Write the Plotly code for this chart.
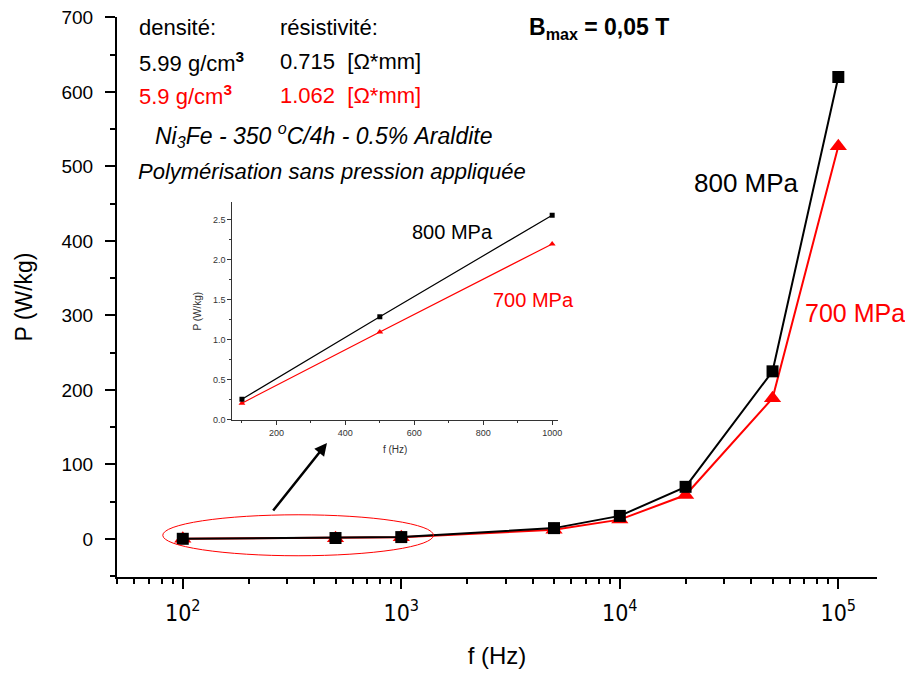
import plotly.graph_objects as go

# ---- data ----
freq = [100, 500, 1000, 5000, 10000, 20000, 50000, 100000]
p_800 = [0.26, 1.29, 2.56, 14.6, 31, 70, 225, 620]
p_700 = [0.21, 1.10, 2.20, 12.5, 26, 59, 189, 527]

inset_freq = freq[:3]
inset_800 = p_800[:3]
inset_700 = p_700[:3]

x_tickvals = [100, 1000, 10000, 100000]
x_ticktext = ["10<sup>2</sup>", "10<sup>3</sup>", "10<sup>4</sup>", "10<sup>5</sup>"]
x_minor = [m * 10 ** e for e in range(1, 6) for m in range(2, 10)]

FONT = "Liberation Sans, Arial, sans-serif"
NARROW = "DejaVu Sans Condensed, Liberation Sans Narrow, Liberation Sans, sans-serif"

fig = go.Figure()

# main traces
fig.add_trace(go.Scatter(x=freq, y=p_700, mode="lines+markers",
                         line=dict(color="#ff0000", width=2),
                         marker=dict(symbol="triangle-up", size=15, color="#ff0000"),
                         xaxis="x", yaxis="y", showlegend=False))
fig.add_trace(go.Scatter(x=freq, y=p_800, mode="lines+markers",
                         line=dict(color="black", width=2),
                         marker=dict(symbol="square", size=12, color="black"),
                         xaxis="x", yaxis="y", showlegend=False))

# inset traces
fig.add_trace(go.Scatter(x=inset_freq, y=inset_700, mode="lines+markers",
                         line=dict(color="#ff0000", width=1.2),
                         marker=dict(symbol="triangle-up", size=6, color="#ff0000"),
                         xaxis="x2", yaxis="y2", showlegend=False))
fig.add_trace(go.Scatter(x=inset_freq, y=inset_800, mode="lines+markers",
                         line=dict(color="black", width=1.2),
                         marker=dict(symbol="square", size=5, color="black"),
                         xaxis="x2", yaxis="y2", showlegend=False))

fig.update_layout(
    width=905, height=661,
    margin=dict(l=109, r=36, t=9, b=92),
    paper_bgcolor="white", plot_bgcolor="white",
    font=dict(family=FONT, color="black"),
    xaxis=dict(
        type="log", range=[1.699, 5.177], domain=[0, 1], automargin=False,
        showline=True, linecolor="black", linewidth=2, mirror=False,
        showgrid=False, zeroline=False,
        tickmode="array", tickvals=x_tickvals, ticktext=x_ticktext,
        ticks="outside", ticklen=10, tickwidth=2, tickcolor="black",
        tickfont=dict(family=NARROW, size=23), ticklabelstandoff=4,
        ticklabeloverflow="allow",
        minor=dict(tickvals=x_minor, ticks="outside", ticklen=5, tickwidth=1.5, tickcolor="black"),
        title=dict(text="f (Hz)", font=dict(family=FONT, size=24), standoff=32),
    ),
    yaxis=dict(
        range=[-51, 700.5], domain=[0, 1], automargin=False,
        showline=True, linecolor="black", linewidth=2, mirror=False,
        showgrid=False, zeroline=False,
        tickmode="array", tickvals=[0, 100, 200, 300, 400, 500, 600, 700],
        ticks="outside", ticklen=10, tickwidth=2, tickcolor="black",
        tickfont=dict(family=FONT, size=19), ticklabelstandoff=8,
        ticklabeloverflow="allow",
        minor=dict(tickvals=[-50, 50, 150, 250, 350, 450, 550, 650],
                   ticks="outside", ticklen=5, tickwidth=1.5, tickcolor="black"),
        title=dict(text="P (W/kg)", font=dict(family=FONT, size=23), standoff=22),
    ),
    xaxis2=dict(
        anchor="y2", domain=[0.1517, 0.5803], range=[72, 1017], automargin=False,
        showline=True, linecolor="#333333", linewidth=1, mirror=False,
        showgrid=False, zeroline=False,
        tickmode="linear", tick0=0, dtick=200,
        ticks="outside", ticklen=4, tickwidth=1, tickcolor="#333333",
        tickfont=dict(family=FONT, size=9, color="#333333"),
        minor=dict(dtick=100, ticks="outside", ticklen=2, tickwidth=1, tickcolor="#333333"),
        title=dict(text="f (Hz)", font=dict(family=FONT, size=10, color="#333333"), standoff=9),
    ),
    yaxis2=dict(
        anchor="x2", domain=[0.2804, 0.669], range=[0, 2.72], automargin=False,
        showline=True, linecolor="#333333", linewidth=1, mirror=False,
        showgrid=False, zeroline=False,
        tickmode="linear", tick0=0, dtick=0.5, tickformat=".1f",
        ticks="outside", ticklen=4, tickwidth=1, tickcolor="#333333",
        tickfont=dict(family=FONT, size=9, color="#333333"),
        minor=dict(dtick=0.25, ticks="outside", ticklen=2, tickwidth=1, tickcolor="#333333"),
        title=dict(text="P (W/kg)", font=dict(family=FONT, size=10, color="#333333"), standoff=9),
    ),
)

# ellipse around low-frequency points
fig.add_shape(type="circle", xref="x", yref="y", x0=81, x1=1403, y0=-22.5, y1=32.5,
              line=dict(color="#ff0000", width=1))

# arrow pointing to inset
fig.add_annotation(xref="paper", yref="paper", x=0.2763, y=0.2393, ax=-55, ay=69,
                   text="", showarrow=True, arrowhead=2, arrowsize=1, arrowwidth=2.5,
                   arrowcolor="black")

def txt(text, x, y, size=22, color="black", xanchor="left"):
    fig.add_annotation(xref="paper", yref="paper", x=x, y=y, text=text, showarrow=False,
                       xanchor=xanchor, yanchor="middle",
                       font=dict(family=FONT, size=size, color=color))

txt("densité:", 0.0263, 0.9804)
txt("résistivité:", 0.2118, 0.9804)
txt("5.99 g/cm<sup><b>3</b></sup>", 0.0263, 0.9202)
txt("0.715  [Ω*mm]", 0.2118, 0.9202)
txt("5.9 g/cm<sup><b>3</b></sup>", 0.0263, 0.8607, color="#ff0000")
txt("1.062  [Ω*mm]", 0.2118, 0.8607, color="#ff0000")
txt("<i>Ni<sub>3</sub>Fe&nbsp;-&nbsp;350&nbsp;<sup>o</sup>C/4h&nbsp;-&nbsp;0.5%&nbsp;Araldite</i>",
    0.0474, 0.7893, size=23)
txt("<i>Polymérisation sans pression appliquée</i>", 0.025, 0.7238, size=22)
txt("<b>B<sub>max</sub> = 0,05 T</b>", 0.5395, 0.9786, size=23)

txt("800 MPa", 0.8289, 0.7036, size=26, xanchor="center")
txt("700 MPa", 0.9705, 0.4714, size=25, color="#ff0000", xanchor="center")
txt("800 MPa", 0.4408, 0.616, size=20, xanchor="center")
txt("700 MPa", 0.5474, 0.4946, size=20, color="#ff0000", xanchor="center")

fig.write_html("out.html")
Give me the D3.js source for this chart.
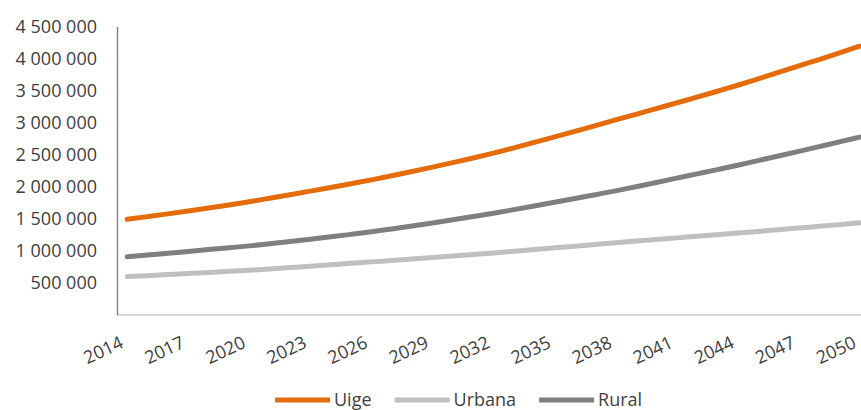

● **AIM**
The lines to collect are those holding the string "chart"; copy them all.

● **RESULT FOR THIS TASK**
Write the Plotly code for this chart.
Give me the D3.js source for this chart.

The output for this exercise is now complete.